Somatic practices including yoga, qi qong and bioenergetics operate at a similar tier, since they can also bring about significant feeling based shifts that meditation alone cannot address.

Symbolic systems, especially tarot, also have a significant part to play. These operate on a higher level still, offering the visionary blueprint (for example as a birth chart), macro level and situational insight, operating just as any other symbol by interfacing with the unconscious mind.

All of these have their place and yet be careful about overly committing to any one of them absolutely and indefinitely. Do not be married to a technique. The idea is to move forward through synthesis, not to impose your will or superego onto existence. Instead, my suggestion is to set out to do something every day—whatever the context, day and situation call for—working dynamically in developing the relationship between all aspects of yourself.

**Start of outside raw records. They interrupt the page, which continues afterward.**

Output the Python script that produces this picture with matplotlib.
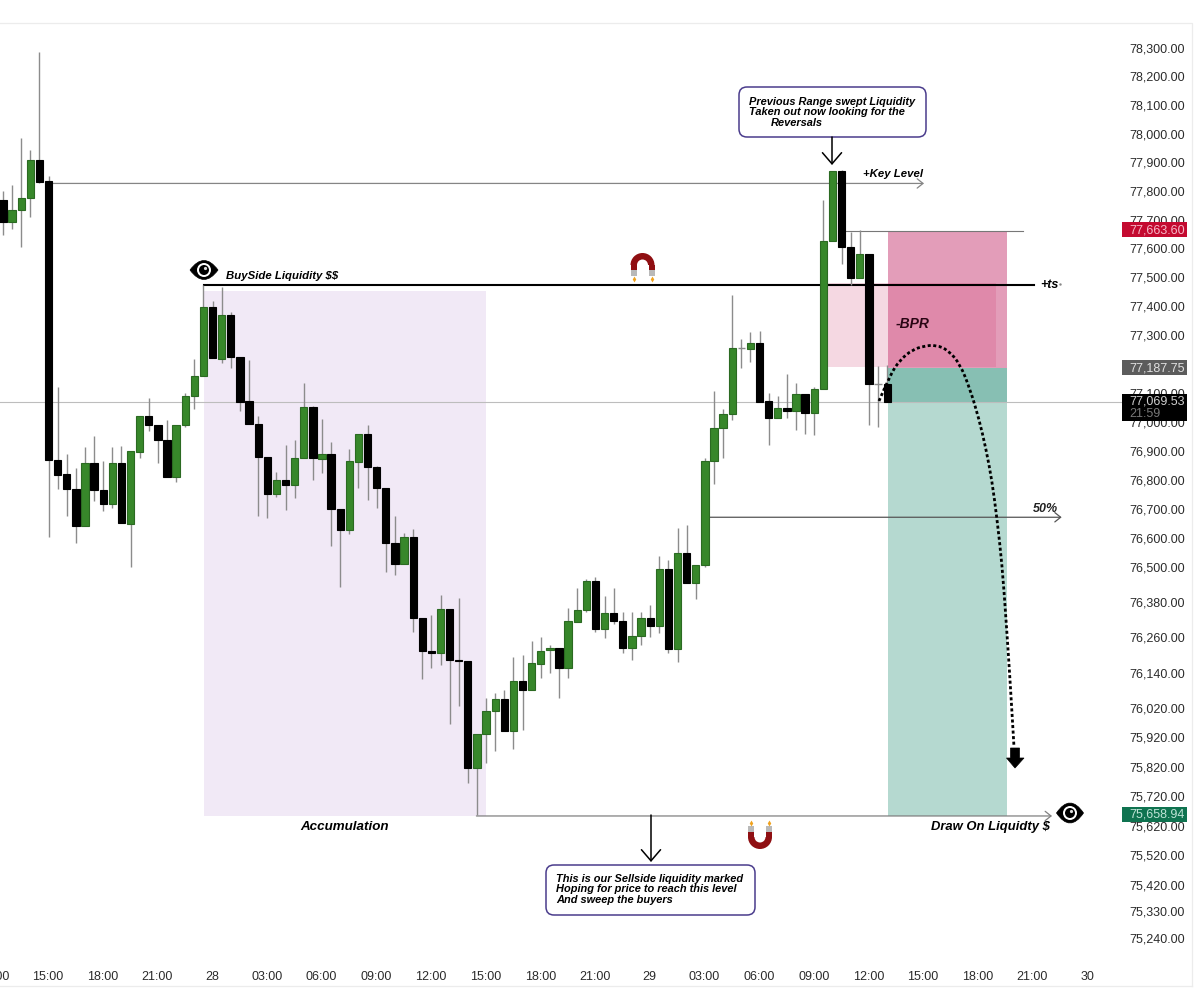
import matplotlib
matplotlib.use('Agg')
import matplotlib.pyplot as plt
import matplotlib.patches as patches
from matplotlib.path import Path
from matplotlib.ticker import NullLocator
from matplotlib.transforms import ScaledTranslation

plt.rcParams['font.family'] = ['Liberation Sans', 'DejaVu Sans']

# 30 min candles, hours counted from 15:00 of the 27th
opens = [77772, 77692, 77734, 77776, 77911, 77835, 76869, 76821, 76769, 76642,
         76858, 76765, 76717, 76858, 76649, 76896, 77020, 76990, 76938, 76810,
         76990, 77089, 77158, 77397, 77217, 77370, 77224, 77072, 76993, 76879,
         76752, 76800, 76783, 76876, 77051, 76872, 76889, 76700, 76628, 76862,
         76958, 76845, 76772, 76583, 76511, 76604, 76327, 76214, 76207, 76357,
         76183, 76180, 75816, 75932, 76010, 76051, 75942, 76112, 76081, 76170,
         76217, 76227, 76156, 76313, 76354, 76453, 76289, 76344, 76316, 76227,
         76265, 76327, 76299, 76494, 76221, 76552, 76446, 76508, 76865, 76979,
         77027, 77255, 77252, 77273, 77072, 77014, 77048, 77038, 77096, 77031,
         77114, 77626, 77870, 77605, 77498, 77581, 77131, 77131]
highs = [77800, 77821, 77985, 77943, 78286, 77853, 77120, 76889, 76841, 76913,
         76951, 76865, 76913, 76917, 76900, 77020, 77082, 76990, 77007, 76990,
         77100, 77217, 77474, 77418, 77467, 77380, 77224, 77214, 77020, 76879,
         76827, 76920, 76938, 77134, 77055, 77010, 76931, 76700, 76907, 76958,
         76990, 76848, 76772, 76676, 76618, 76632, 76327, 76337, 76405, 76357,
         76395, 76180, 75932, 76054, 76071, 76081, 76193, 76200, 76248, 76262,
         76234, 76227, 76361, 76429, 76460, 76467, 76402, 76429, 76350, 76347,
         76350, 76371, 76539, 76525, 76635, 76645, 76508, 76876, 77107, 77045,
         77439, 77287, 77311, 77314, 77100, 77089, 77165, 77134, 77096, 77120,
         77772, 77870, 77876, 77658, 77665, 77581, 77193, 77196]
lows = [77650, 77668, 77605, 77710, 77828, 76604, 76769, 76679, 76583, 76642,
        76728, 76693, 76704, 76652, 76504, 76876, 76969, 76858, 76810, 76793,
        76983, 77045, 77158, 77221, 77203, 77186, 77038, 76993, 76676, 76669,
        76741, 76697, 76738, 76876, 76800, 76824, 76576, 76433, 76614, 76772,
        76731, 76704, 76484, 76474, 76511, 76279, 76119, 76156, 76166, 75966,
        76027, 75765, 75659, 75833, 75874, 75942, 75881, 75945, 76081, 76122,
        76139, 76054, 76122, 76313, 76350, 76279, 76258, 76306, 76207, 76183,
        76234, 76262, 76275, 76207, 76176, 76446, 76392, 76504, 76786, 76876,
        77007, 77186, 77207, 77069, 76920, 77014, 77014, 76972, 76958, 76955,
        77114, 77626, 77546, 77474, 77498, 76990, 76983, 77069]
closes = [77692, 77734, 77776, 77911, 77832, 76869, 76817, 76769, 76642, 76858,
          76765, 76717, 76858, 76652, 76900, 77020, 76990, 76938, 76810, 76990,
          77089, 77158, 77397, 77221, 77370, 77224, 77069, 76993, 76879, 76752,
          76800, 76783, 76876, 77051, 76876, 76889, 76700, 76628, 76865, 76958,
          76845, 76772, 76583, 76511, 76604, 76327, 76214, 76207, 76357, 76183,
          76180, 75816, 75932, 76010, 76051, 75942, 76112, 76081, 76173, 76214,
          76227, 76156, 76316, 76354, 76453, 76289, 76344, 76316, 76227, 76268,
          76327, 76299, 76494, 76221, 76552, 76446, 76508, 76865, 76979, 77027,
          77255, 77255, 77273, 77069, 77014, 77048, 77038, 77096, 77031, 77114,
          77626, 77870, 77605, 77498, 77581, 77131, 77131, 77069]

price_ticks = [78300, 78200, 78100, 78000, 77900, 77800, 77700, 77600, 77500, 77400,
               77300, 77200, 77100, 77000, 76900, 76800, 76700, 76600, 76500, 76380,
               76260, 76140, 76020, 75920, 75820, 75720, 75620, 75520, 75420, 75330,
               75240]
hour_ticks = [-3, 0, 3, 6, 9, 12, 15, 18, 21, 24, 27, 30, 33, 36, 39, 42, 45, 48, 51, 54, 57]
hour_labels = ['12:00', '15:00', '18:00', '21:00', '28', '03:00', '06:00', '09:00', '12:00',
               '15:00', '18:00', '21:00', '29', '03:00', '06:00', '09:00', '12:00', '15:00',
               '18:00', '21:00', '30']

# niveles
stop_price = 77663.60
entry_price = 77187.75
last_price = 77069.53
target_price = 75658.94
sell_level = 75654
key_level = 77828
buyside_level = 77474
half_level = 76673
bpr_top = 77480
bpr_bottom = 77190
accum_top = 77453

GREEN = '#37872a'
GREEN_EDGE = '#2b6a22'
WICK = '#8c8c8c'
TICK_COLOR = '#2b2b2b'

fig = plt.figure(figsize=(12, 10.03), dpi=100, facecolor='white')
W, H = 1200., 1003.
ax = fig.add_axes([-10 / W, 1 - 959.5 / H, 1132 / W, 934 / H])
ax.set_yscale('log')

hours = [-2.47 + 0.5 * i for i in range(len(opens))]

# zonas
ax.add_patch(patches.Rectangle((8.56, sell_level), 24.03 - 8.56, accum_top - sell_level,
                               facecolor='#f1e9f6', edgecolor='none', zorder=1))
ax.add_patch(patches.Rectangle((46.08, entry_price), 52.6 - 46.08, stop_price - entry_price,
                               facecolor='#e39db9', edgecolor='none', zorder=1))
ax.add_patch(patches.Rectangle((46.08, last_price), 52.6 - 46.08, entry_price - last_price,
                               facecolor='#87bfb3', edgecolor='none', zorder=1))
ax.add_patch(patches.Rectangle((46.08, sell_level), 52.6 - 46.08, last_price - sell_level,
                               facecolor='#b5d9d0', edgecolor='none', zorder=1))
ax.add_patch(patches.Rectangle((42.8, bpr_bottom), 52.0 - 42.8, bpr_top - bpr_bottom,
                               facecolor=(0.82, 0.24, 0.43, 0.2), edgecolor='none', zorder=1.2))

# lineas de nivel
ax.axhline(last_price, color='#bdbdbd', lw=0.8, zorder=1.5)
ax.plot([43.7, 53.5], [stop_price, stop_price], color='#777777', lw=0.8, zorder=2)
ax.plot([8.56, 54.1], [buyside_level, buyside_level], color='black', lw=1.5, zorder=2)


def level_arrow(x0, x1, price, color):
    ax.annotate('', xy=(x1, price), xytext=(x0, price),
                arrowprops=dict(arrowstyle='->,head_length=0.3,head_width=0.24', color=color,
                                lw=0.9, shrinkA=0, shrinkB=0, mutation_scale=14), zorder=2)


level_arrow(0, 48.05, key_level, '#858585')
level_arrow(36.2, 55.6, half_level, '#555555')
level_arrow(23.5, 55.07, sell_level, '#808080')

# velas
for h, o, hi, lo, c in zip(hours, opens, highs, lows, closes):
    ax.vlines(h, lo, hi, color=WICK, lw=1.0, zorder=3)
    if c == o:
        ax.hlines(c, h - 0.2, h + 0.2, color=WICK, lw=1.0, zorder=3.5)
    elif c > o:
        ax.bar(h, c - o, 0.4, bottom=o, color=GREEN, edgecolor=GREEN_EDGE, lw=0.8, zorder=4)
    else:
        ax.bar(h, o - c, 0.4, bottom=c, color='black', edgecolor='black', lw=0.8, zorder=4)

ax.set_xlim(-3.18, 58.91)
ax.set_ylim(75172.6, 78384)
ax.yaxis.tick_right()
ax.set_yticks(price_ticks)
ax.set_yticklabels(['{:,.2f}'.format(p) for p in price_ticks])
ax.yaxis.set_minor_locator(NullLocator())
ax.set_xticks(hour_ticks)
ax.set_xticklabels(hour_labels)
ax.tick_params(axis='y', length=0, pad=5, labelsize=9, labelcolor=TICK_COLOR)
ax.tick_params(axis='x', length=0, pad=8, labelsize=9, labelcolor=TICK_COLOR)
# las etiquetas de precio van 1.5 px por encima de su nivel
subir = ScaledTranslation(0, 1.5 / 100, fig.dpi_scale_trans)
for t in ax.yaxis.get_major_ticks():
    t.label2.set_transform(t.label2.get_transform() + subir)
for s in ax.spines.values():
    s.set_visible(False)

# capa de anotaciones, en pixeles de la imagen
ov = fig.add_axes([0, 0, 1, 1], zorder=5)
ov.set_xlim(0, W)
ov.set_ylim(H, 0)
ov.axis('off')
ov.patch.set_visible(False)

# marco
ov.plot([0, 1192, 1192], [24, 24, 987], color='#ececec', lw=0.9)
ov.plot([0, 1192], [987, 987], color='#ececec', lw=0.9)


def note(x, y, s, size=8.3, color='black', ha='left'):
    ov.text(x, y, s, fontsize=size, fontweight='bold', fontstyle='italic', color=color,
            ha=ha, va='center', parse_math=False)


note(226, 276, 'BuySide Liquidity $$', 8.2)
note(345, 827, 'Accumulation', 9.6, ha='center')
note(863, 174, '+Key Level', 8.2)
note(1040, 285, '+ts', 9)
ov.plot([1060], [285], marker='.', ms=1.5, color='#888888')
note(896, 324, '-BPR', 10, color='#2a0514')
note(1033, 509, '50%', 9, color='#222222')
note(931, 827, 'Draw On Liquidty $', 9.4)


def callout(x0, y0, x1, y1, lines):
    ov.add_patch(patches.FancyBboxPatch((x0, y0), x1 - x0, y1 - y0,
                                        boxstyle='round,pad=0,rounding_size=8',
                                        facecolor='white', edgecolor='#4a3c8c', lw=1.1))
    for x, y, s in lines:
        note(x, y, s, 7.9)


callout(739, 88, 926, 138, [(749, 102, 'Previous Range swept Liquidity'),
                            (749, 112, 'Taken out now looking for the'),
                            (771, 123, 'Reversals')])
callout(546, 866, 755, 916, [(556, 879, 'This is our Sellside liquidity marked'),
                             (556, 889, 'Hoping for price to reach this level'),
                             (556, 900, 'And sweep the buyers')])


def down_arrow(x, y0, y1):
    ov.annotate('', xy=(x, y1), xytext=(x, y0),
                arrowprops=dict(arrowstyle='->,head_length=0.5,head_width=0.43', color='black',
                                lw=1.1, shrinkA=0, shrinkB=0, mutation_scale=16))


down_arrow(832, 138, 166)
down_arrow(651, 816, 863)

# curva punteada hacia el objetivo, los puntos son de control
curve_x = [879, 890, 900, 912, 924, 936, 948, 960, 970, 979, 986, 992, 997, 1002, 1006, 1010, 1014]
curve_y = [402, 376, 361, 351, 347, 346, 351, 365, 390, 420, 450, 482, 520, 565, 620, 680, 748]
verts = [(curve_x[0], curve_y[0])]
codes = [Path.MOVETO]
for i in range(1, len(curve_x) - 1):
    verts.append((curve_x[i], curve_y[i]))
    verts.append(((curve_x[i] + curve_x[i + 1]) / 2, (curve_y[i] + curve_y[i + 1]) / 2))
    codes += [Path.CURVE3, Path.CURVE3]
verts.append((curve_x[-1], curve_y[-1]))
codes.append(Path.LINETO)
ov.add_patch(patches.PathPatch(Path(verts, codes), facecolor='none', edgecolor='black', lw=2,
                               ls=(0, (1.1, 0.9))))
ov.add_patch(patches.Polygon([(1010.5, 749), (1019.5, 749), (1019.5, 759), (1024, 759),
                              (1015, 769), (1006.5, 759), (1010.5, 759)],
                             closed=True, facecolor='black', edgecolor='black', lw=0.5))


def eye(cx, cy, w=28, h=19):
    pts = [(cx - w / 2, cy), (cx, cy - h), (cx + w / 2, cy), (cx, cy + h), (cx - w / 2, cy)]
    kinds = [Path.MOVETO, Path.CURVE3, Path.CURVE3, Path.CURVE3, Path.CURVE3]
    ov.add_patch(patches.PathPatch(Path(pts, kinds), facecolor='black', edgecolor='black', lw=0.5))
    ov.add_patch(patches.Circle((cx, cy), 7, facecolor='white', edgecolor='none'))
    ov.add_patch(patches.Circle((cx, cy), 5, facecolor='black', edgecolor='none'))
    ov.add_patch(patches.Circle((cx + 1.5, cy - 1.5), 1.6, facecolor='#dddddd', edgecolor='none'))


eye(204, 271)
eye(1070, 814, 27, 20)


def magnet(cx, cy, up):
    # up=True: arco arriba y puntas abajo
    red = '#8f0f12'
    s = 1 if up else -1
    th = (180, 360) if up else (0, 180)
    ov.add_patch(patches.Wedge((cx, cy), 12, th[0], th[1], width=6.5, facecolor=red, edgecolor='none'))
    for dx in (-9, 9):
        ov.add_patch(patches.Rectangle((cx + dx - 3, min(cy, cy + s * 5)), 6, 5,
                                       facecolor=red, edgecolor='none'))
        ov.add_patch(patches.Rectangle((cx + dx - 3, min(cy + s * 5, cy + s * 11)), 6, 6,
                                       facecolor='#b9b9b9', edgecolor='none'))
        ov.plot([cx + dx], [cy + s * 14], marker='d', ms=3, color='#f0a21e', mew=0)


magnet(642.5, 266, True)
magnet(760, 838, False)


def tag(y0, y1, color, lines):
    ov.add_patch(patches.Rectangle((1122, y0), 65, y1 - y0, facecolor=color, edgecolor='none'))
    for y, s, c in lines:
        ov.text(1129, y, s, fontsize=9, color=c, ha='left', va='center')


tag(223, 238, '#c40a30', [(230.5, '{:,.2f}'.format(stop_price), '#f6b9c8')])
tag(361, 376, '#5c5c5c', [(368, '{:,.2f}'.format(entry_price), '#e0e0e0')])
tag(395, 422, 'black', [(402, '{:,.2f}'.format(last_price), '#cfcfcf'), (414, '21:59', '#777777')])
tag(808, 823, '#0f7350', [(815, '{:,.2f}'.format(target_price), '#bfe3d6')])

fig.savefig('out.png', dpi=100, facecolor='white')
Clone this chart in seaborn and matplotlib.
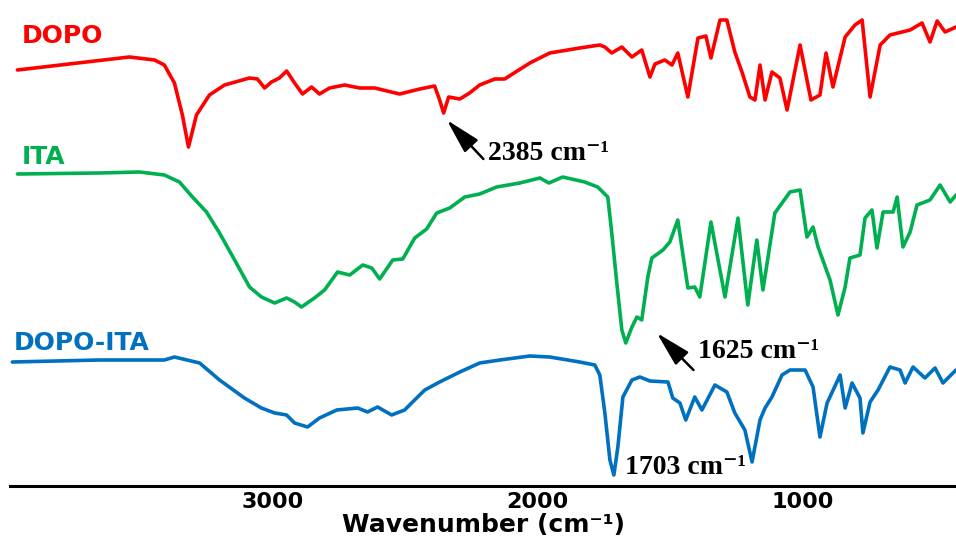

Perhaps I’ll share a final bonus tip, which is to accept from the outset that you’re not going to do any of this perfectly. Doing it perfectly is not even the point, but insisting on perfection is ironically what often leads to falling short in practice. It makes that tension mentioned at the start—between the need for relief on one hand, and to address your problems on the other—harder to reconcile.

With all that said, I hope you have enjoyed reading this post and wish you a happy new year for 2026! It’s going to be a momentous one.